Nigeria as a state has moved from fragility to failure. It is panting, helpless and rolling in what Rotberg calls “a maelstrom of anomic internal conflict.” And it is scary. Criminals make demands which must be met. Last week, we exchanged one bandit for 29 students of an agric school in Kaduna. Fair deal, good bargain? Is that our new exchange rate? How many more of such trade-by-barter are in the works? Everywhere you turn, the plaintive questions you hear are: How did we get here? What do we do now? Where is the Federal Government in all these? We see meetings and eating; we see designer caps and shoes.
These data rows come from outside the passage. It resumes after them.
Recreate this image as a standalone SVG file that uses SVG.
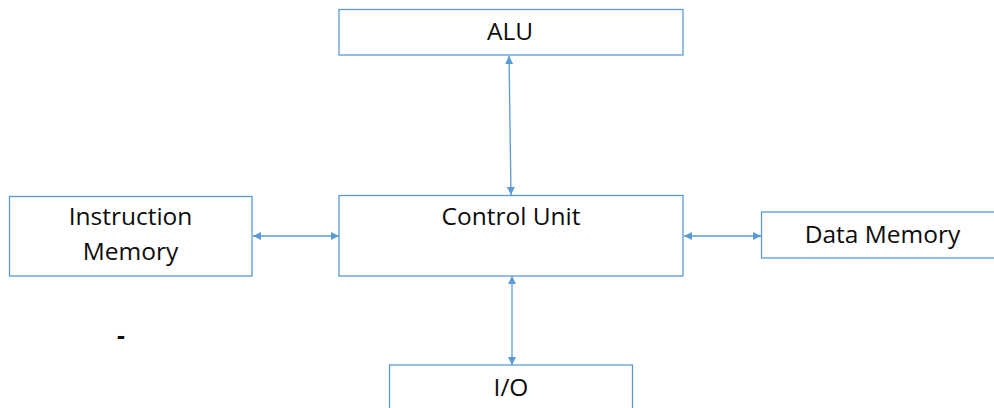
<svg xmlns="http://www.w3.org/2000/svg" width="994" height="408" viewBox="0 0 994 408">
  <style>
    .box { fill: #ffffff; stroke: #5b9bd5; stroke-width: 1.3; }
    .lbl { font-family: "Open Sans", "Noto Sans", sans-serif; font-size: 24.5px; fill: #0d0d0d; text-anchor: middle; }
    .link { stroke: #5b9bd5; stroke-width: 1.3; fill: none; marker-start: url(#head); marker-end: url(#head); }
  </style>
  <defs>
    <marker id="head" viewBox="0 0 10 10" refX="10" refY="5" markerWidth="9" markerHeight="8" markerUnits="userSpaceOnUse" orient="auto-start-reverse">
      <path d="M0,0 L10,5 L0,10 Z" fill="#5b9bd5"/>
    </marker>
  </defs>
  <rect width="994" height="408" fill="#ffffff"/>

  <g id="connectors">
    <line class="link" x1="509" y1="56" x2="511" y2="195"/>
    <line class="link" x1="253" y1="236" x2="339" y2="236"/>
    <line class="link" x1="684" y1="236" x2="761" y2="236"/>
    <line class="link" x1="512" y1="276" x2="512" y2="365"/>
  </g>

  <g id="alu">
    <rect class="box" x="339" y="9.5" width="344" height="45.5"/>
    <text class="lbl" x="510" y="40">ALU</text>
  </g>
  <g id="control-unit">
    <rect class="box" x="339" y="195.5" width="344" height="80.5"/>
    <text class="lbl" x="511" y="225">Control Unit</text>
  </g>
  <g id="instruction-memory">
    <rect class="box" x="9.5" y="196.5" width="242.5" height="79.5"/>
    <text class="lbl" x="130.5" y="225">Instruction</text>
    <text class="lbl" x="130.5" y="260">Memory</text>
  </g>
  <g id="data-memory">
    <rect class="box" x="761.5" y="212" width="240" height="46"/>
    <text class="lbl" x="882.5" y="243">Data Memory</text>
  </g>
  <g id="io">
    <rect class="box" x="389.5" y="365" width="243" height="60"/>
    <text class="lbl" x="511" y="396">I/O</text>
  </g>
  <text class="lbl" x="121" y="344" font-weight="bold">-</text>
</svg>
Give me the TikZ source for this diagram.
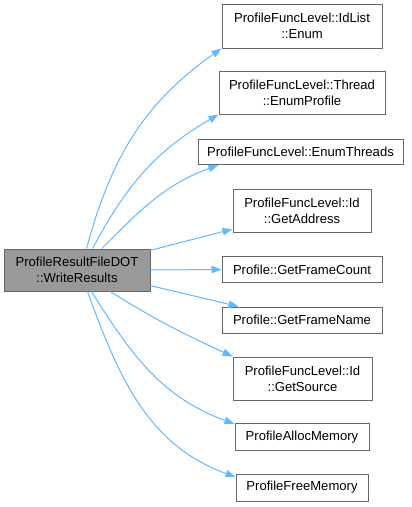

We hear presidential appeals to bandits to have mercy on the state. We read lamentations about arms still flooding markets and forests despite presidential decrees. We read of felons attacking security formations, murdering cops and escaping calm and collected. So, we ask: What is a ‘failed state’? If state failure and state collapse still mean a country losing “authority over its territory and peoples, and, cannot protect its national boundaries,” then, sadly, we are there. The pot is broken.